BAKANA TEPKİ: YAZIKTIR, GÜNAHTIR
İmamoğlu tepkisini şöyle sürdürdü:
“Bugün alıma karar versek bile 2-2.5 sene sonra o arkadaşlarımızı tam randımanlı olarak bu teşkilatın bir parçası yapabiliyoruz. Yazıktır, günahtır. Bu memleketin her kurumu, millete aittir. Tekrar ifade ediyorum; Çevre, Şehircilik ve İklim Değişikliği Bakanlığı'nın bu imzayı geciktirmesini buradan kınıyorum, milletimize şikayet ediyorum.
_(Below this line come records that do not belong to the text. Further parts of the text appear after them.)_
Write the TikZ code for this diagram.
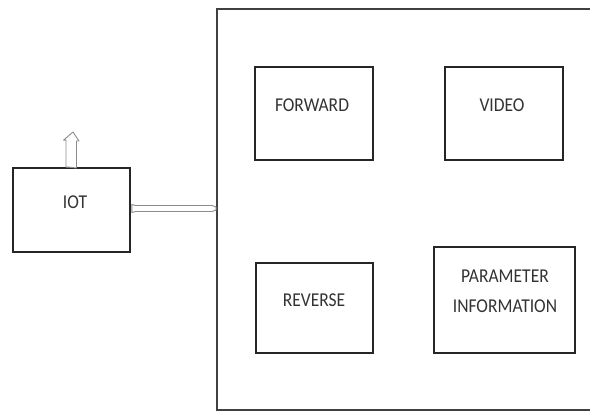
\documentclass[tikz,border=0pt]{standalone}
\usepackage{fontspec}
\setmainfont{Carlito}
\usetikzlibrary{calc}
\begin{document}
\begin{tikzpicture}[x=1pt,y=-1pt,
  blk/.style={draw=black!85, line width=1.6pt, fill=white, inner sep=0pt},
  lbl/.style={font=\fontsize{17.5}{20}\selectfont, text=black!80, align=center, yscale=1.12},
  harrow/.style={draw=black!45, line width=0.9pt, fill=white, line join=round}]
\useasboundingbox (0,0) rectangle (590,412);
% main frame (open on the right)
\draw[black!75, line width=1.3pt] (592,9) -- (217,9) -- (217,410) -- (592,410);
\coordinate (frame) at (217,208.5);
% boxes
\node[blk, minimum width=117pt, minimum height=84pt] (iot) at (71.5,210) {};
\node[lbl] (iott) at (75,202) {IOT};
\node[blk, minimum width=118pt, minimum height=93pt] (fwd) at (314,113.5) {};
\node[lbl] at (312,105) {FORWARD};
\node[blk, minimum width=118pt, minimum height=93pt] (vid) at (504,113.5) {};
\node[lbl] at (502,105) {VIDEO};
\node[blk, minimum width=117pt, minimum height=90pt] (rev) at (314.5,308) {};
\node[lbl] at (314,300) {REVERSE};
\node[blk, minimum width=141pt, minimum height=106pt] (par) at (504.5,300) {};
\node[lbl, font=\fontsize{17.5}{27}\selectfont] at (505,291.5) {PARAMETER\\INFORMATION};
% up arrow from IOT
\coordinate (uptip) at (73,132);
\draw[harrow] ($(iot.north)+(-2,0)$) -- ++(-3.5,0) -- ++(0,-27) -- ++(-2.5,0) -- (uptip) -- ++(6,9) -- ++(-2.5,0) -- ++(0,27) -- cycle;
% right arrow from IOT to frame
\coordinate (ae) at (iot.east |- frame);
\draw[harrow] ($(ae)+(1,-4)$) -- ($(ae)+(5,-3)$) -- ($(frame)+(-5,-3)$) -- ($(frame)+(-1,-1.5)$) -- ($(frame)+(-1,1.5)$) -- ($(frame)+(-5,3)$) -- ($(ae)+(5,3)$) -- ($(ae)+(1,4)$) -- cycle;
\end{tikzpicture}
\end{document}
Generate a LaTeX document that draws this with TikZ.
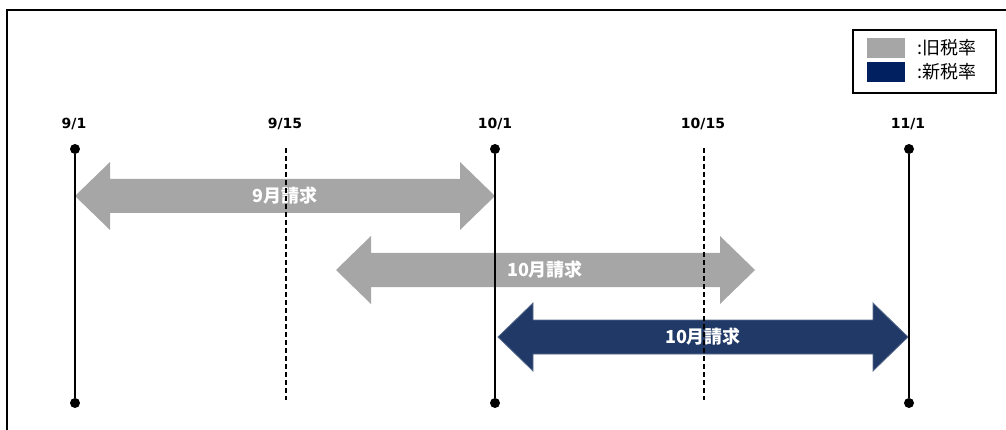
\documentclass[tikz,border=0pt]{standalone}
\usepackage{fontspec}
\setmainfont{DejaVu Sans}
\newfontfamily\cjk{Noto Sans CJK JP}
\usetikzlibrary{positioning}

\definecolor{oldrate}{RGB}{166,166,166}
\definecolor{newrate}{RGB}{0,32,96}
\definecolor{newbar}{RGB}{33,57,103}

\tikzset{
  dot/.style={circle,fill,inner sep=0pt,minimum size=10pt},
  dayline/.style={line width=2pt},
  midline/.style={line width=2pt,dash pattern=on 5pt off 3pt},
  datelbl/.style={font=\bfseries\fontsize{14}{16}\selectfont},
  billlbl/.style={text=white,font=\cjk\bfseries\fontsize{18}{20}\selectfont},
  swatch/.style={inner sep=0pt,minimum width=38pt,minimum height=20pt},
  legtxt/.style={anchor=west,inner sep=0pt,font=\cjk\fontsize{18}{20}\selectfont}
}

% one billing period: left tip, right tip, middle y, fill style
\newcommand{\billarrow}[4]{%
  \fill[#4] (#1,#3) -- ({#1+35},{#3-34}) -- ({#1+35},{#3-17}) -- ({#2-35},{#3-17})
    -- ({#2-35},{#3-34}) -- (#2,#3) -- ({#2-35},{#3+34}) -- ({#2-35},{#3+17})
    -- ({#1+35},{#3+17}) -- ({#1+35},{#3+34}) -- cycle;}

\begin{document}
\begin{tikzpicture}[x=1pt,y=-1pt]
  \useasboundingbox (0,0) rectangle (1006,430);
  \draw[line width=2pt] (7,440) -- (7,10) -- (1016,10);

  % billing periods
  \billarrow{75}{495}{196}{oldrate}
  \billarrow{336}{755}{270}{oldrate}
  \billarrow{498}{908}{337}{newbar,draw=newbar!75!white,line width=0.8pt}

  \node[billlbl] (sep) at (285,196) {9月請求};
  \node[billlbl] (octold) at (545,270) {10月請求};
  \node[billlbl] (octnew) at (703,337) {10月請求};

  % month boundaries
  \foreach \x [count=\i] in {75,495,909} {
    \node[dot] (top\i) at (\x,149) {};
    \node[dot] (bot\i) at (\x,403) {};
    \draw[dayline] (top\i) -- (bot\i);
  }
  % mid-month
  \foreach \x [count=\i] in {286,704} {
    \coordinate (mtop\i) at (\x,148);
    \coordinate (mbot\i) at (\x,400);
    \draw[midline] (mtop\i) -- (mbot\i);
  }

  \node[datelbl] (d1) at (74,124) {9/1};
  \node[datelbl] (d2) at (285,124) {9/15};
  \node[datelbl] (d3) at (495,124) {10/1};
  \node[datelbl] (d4) at (703,124) {10/15};
  \node[datelbl] (d5) at (908,124) {11/1};

  % legend
  \node[draw,line width=1.6pt,minimum width=143pt,minimum height=63pt] (legend) at (924.5,61.5) {};
  \node[swatch,fill=oldrate] (sw1) at (886,48) {};
  \node[swatch,fill=newrate] (sw2) at (886,72) {};
  \node[legtxt] (lg1) at (917,48) {:旧税率};
  \node[legtxt] (lg2) at (917,72) {:新税率};
\end{tikzpicture}
\end{document}
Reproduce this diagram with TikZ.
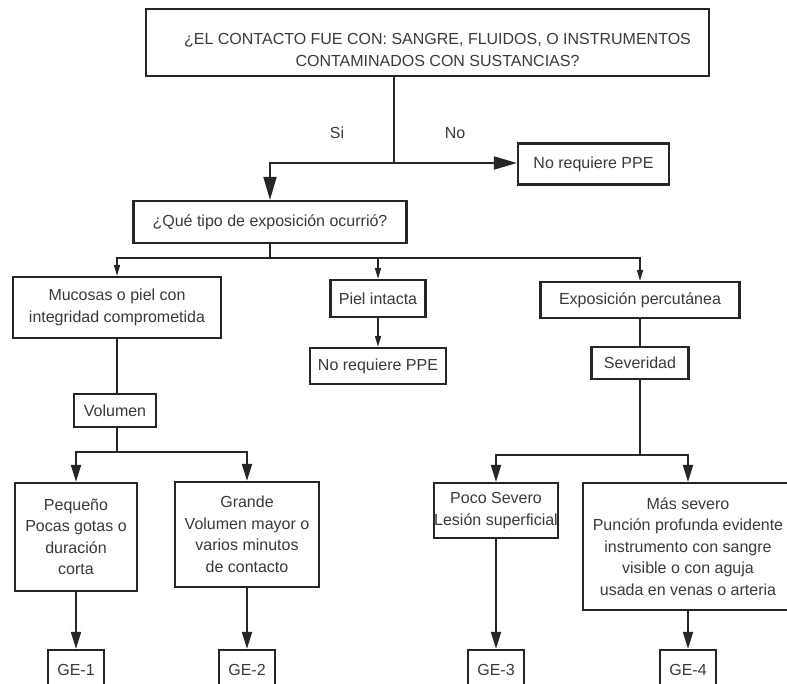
\documentclass[tikz,border=0pt]{standalone}
\usepackage{fontspec}
\setmainfont{Liberation Sans}
\usepackage{xcolor}
\usepackage{tikz}
\usetikzlibrary{arrows.meta,calc}
\definecolor{linea}{HTML}{262626}
\definecolor{texto}{HTML}{3A3A3A}

\begin{document}
\begin{tikzpicture}[
  x=1pt, y=-1pt,
  font=\fontsize{16}{21.5}\selectfont,
  caja/.style={draw=linea, line width=2.2pt, fill=white, text=texto,
               align=center, inner sep=0pt},
  rotulo/.style={text=texto, inner sep=0pt},
  conector/.style={draw=linea, line width=1.8pt},
  flechagrande/.style={conector, -{Triangle[length=23pt,width=13pt]}},
  flechachica/.style={conector, line width=1.5pt, -{Triangle[length=11pt,width=6pt]}},
  flechamedia/.style={conector, -{Triangle[length=17pt,width=10pt]}},
]
\useasboundingbox (0,0) rectangle (787,683);
\clip (0,0) rectangle (787,683);

% ── pregunta inicial ────────────────────────────────────────────────────────
% texto algo desplazado hacia abajo y a la derecha dentro de la caja
\node[caja, minimum width=563pt, minimum height=67pt] (pregunta) at (427.5,42.5)
  {\rule{0pt}{26pt}\hspace*{20pt}¿EL CONTACTO FUE CON: SANGRE, FLUIDOS, O INSTRUMENTOS\\
   \hspace*{20pt}CONTAMINADOS CON SUSTANCIAS?};
\coordinate (sino) at (394,163);
\node[rotulo] (si) at (337,133) {Si};
\node[rotulo] (no) at (455,133) {No};
\node[caja, minimum width=151pt, minimum height=41pt] (noppeA) at (593.5,164)
  {No requiere PPE};
\node[caja, minimum width=273pt, minimum height=42pt] (tipo) at (270,222)
  {¿Qué tipo de exposición ocurrió?};

\draw[conector] (pregunta.south -| sino) -- (sino);
\draw[flechagrande] (sino) -| (tipo.north);
\draw[flechagrande] (sino) -- (noppeA.west |- sino);

% ── tipos de exposición ─────────────────────────────────────────────────────
\coordinate (rama) at (270,258);
\node[caja, minimum width=208pt, minimum height=61pt] (mucosas) at (117,307.5)
  {Mucosas o piel con\\integridad comprometida};
\node[caja, minimum width=95pt, minimum height=37pt] (piel) at (378,298.5)
  {Piel intacta};
\node[caja, minimum width=136pt, minimum height=36pt] (noppeB) at (378,366)
  {No requiere PPE};
\node[caja, minimum width=199pt, minimum height=36pt] (percut) at (640,300)
  {Exposición percutánea};
\node[caja, minimum width=97pt, minimum height=32pt] (sever) at (640,363)
  {Severidad};
\node[caja, minimum width=82pt, minimum height=33pt] (volumen) at (115,410.5)
  {Volumen};

\draw[conector] (tipo.south) -- (rama);
\draw[flechachica] (rama) -| (mucosas.north);
\draw[flechachica] (rama) -| (piel.north);
\draw[flechachica] (rama) -| (percut.north);
\draw[flechachica] (piel.south) -- (noppeB.north);
\draw[conector] (mucosas.south) -- (mucosas.south |- volumen.north);
\draw[conector] (percut.south) -- (sever.north);

% ── volumen ─────────────────────────────────────────────────────────────────
\coordinate (ramaV) at (117,452);
\node[caja, minimum width=122pt, minimum height=108pt] (pequeno) at (76,537)
  {Pequeño\\Pocas gotas o\\duración\\corta};
\node[caja, minimum width=144pt, minimum height=105pt] (grande) at (247,534.5)
  {Grande\\Volumen mayor o\\varios minutos\\de contacto};
\node[caja, minimum width=56pt, minimum height=40pt] (geA) at (76,670) {GE-1};
\node[caja, minimum width=56pt, minimum height=40pt] (geB) at (247,670) {GE-2};

\draw[conector] (volumen.south -| ramaV) -- (ramaV);
\draw[flechamedia] (ramaV) -| (pequeno.north);
\draw[flechamedia] (ramaV) -| (grande.north);
\draw[flechamedia] (pequeno.south) -- (geA.north);
\draw[flechamedia] (grande.south) -- (geB.north);

% ── severidad ───────────────────────────────────────────────────────────────
\coordinate (ramaS) at (640,455);
\node[caja, minimum width=116pt, minimum height=55pt] (poco) at (496,510.5)
  {Poco Severo\\Lesión superficial};
\node[caja, minimum width=210pt, minimum height=127pt] (mas) at (688,546.5)
  {Más severo\\Punción profunda evidente\\instrumento con sangre\\
   visible o con aguja\\usada en venas o arteria};
\node[caja, minimum width=56pt, minimum height=40pt] (geC) at (496,670) {GE-3};
\node[caja, minimum width=56pt, minimum height=40pt] (geD) at (688,670) {GE-4};

\draw[conector] (sever.south) -- (ramaS);
\draw[flechamedia] (ramaS) -| (poco.north);
\draw[flechamedia] (ramaS) -| (mas.north);
\draw[flechamedia] (poco.south) -- (geC.north);
\draw[flechamedia] (mas.south) -- (geD.north);
\end{tikzpicture}
\end{document}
Sevgili dostlar; bu ve benzeri hizmetlerin geri bırakılması, imzalanmaması, ertelenmesi, efendim bir imzayla bir metro hattının elde edeceği finansmanın… Para kapıda bekliyor.i 10 yıl, 8 yıl, 12 yıl vadeli ödeyeceğimiz bir finansman kapıda bekliyor. Bir imza. Maliye Bakanı'nın önündeki bir imza. Ve bu para 2 yıl ödemesiz, 3 yıl ödemesiz… Bu ekonominin zor olduğu koşulları da erteliyorsunuz. Ve o para belediyenin kasasına giriyor; o kasadan çıkıyor o hizmeti yapan müteahhitlerin cebine gidecek. O müteahhitler taşeronlara verecek. O taşeronlar işlerini yapacak. Bir yandan metro bitecek. Bir yandan da onun bünyesindeki yüzlerce, binlerce çalışanın da evine gidecek o paralar. Allah aşkına, bir imzayı atmamanın vebalini nasıl ödeyeceksiniz? Bunu erteleyen ya da imzalamayan kim? Sayın Bakan mı? Daha yukarısı mı? Daha aşağısı mı? Kim ise; onu 86 milyon vatandaşımızın, vatandaş hakkına ve hukukuna, 16 milyon insanımızın da hemşerilik hakkına ve hukukuna şikayet ediyorum. Çok net şikayet ediyorum.”
“BİR KURUŞ BORCUMUZU ERTELEMİYORUZ”
“Borçlanma hakkı da İBB Meclisi’nden bütün siyasi partilerin oy birliğiyle geçmiş. Onun da altını çizeyim. Ve hiçbir sebebi yok. Hiçbir gerekçesi yok. Borçlanma oranı vesaire… Allah'a şükür bu konuda alnımız ak. Bir kuruş borcumuzu ertelemiyoruz. İBB’nin borçlanma, mali düzen ve özellikle finansal sistem açısından en şeffaf günlerini yaşadığı konusunda, burada milletimizin huzurunda rahatlıkla ifade edebilirim. Baştan hesabını vereceğimizi, her hukukun insanlara anlatılacağını söylemiştik; o anlayışla bugün bunları sizlerle paylaşıyorum. Yazıktır, günahtır. Bu anlayıştan bir an önce kurtulmamız gerekir.”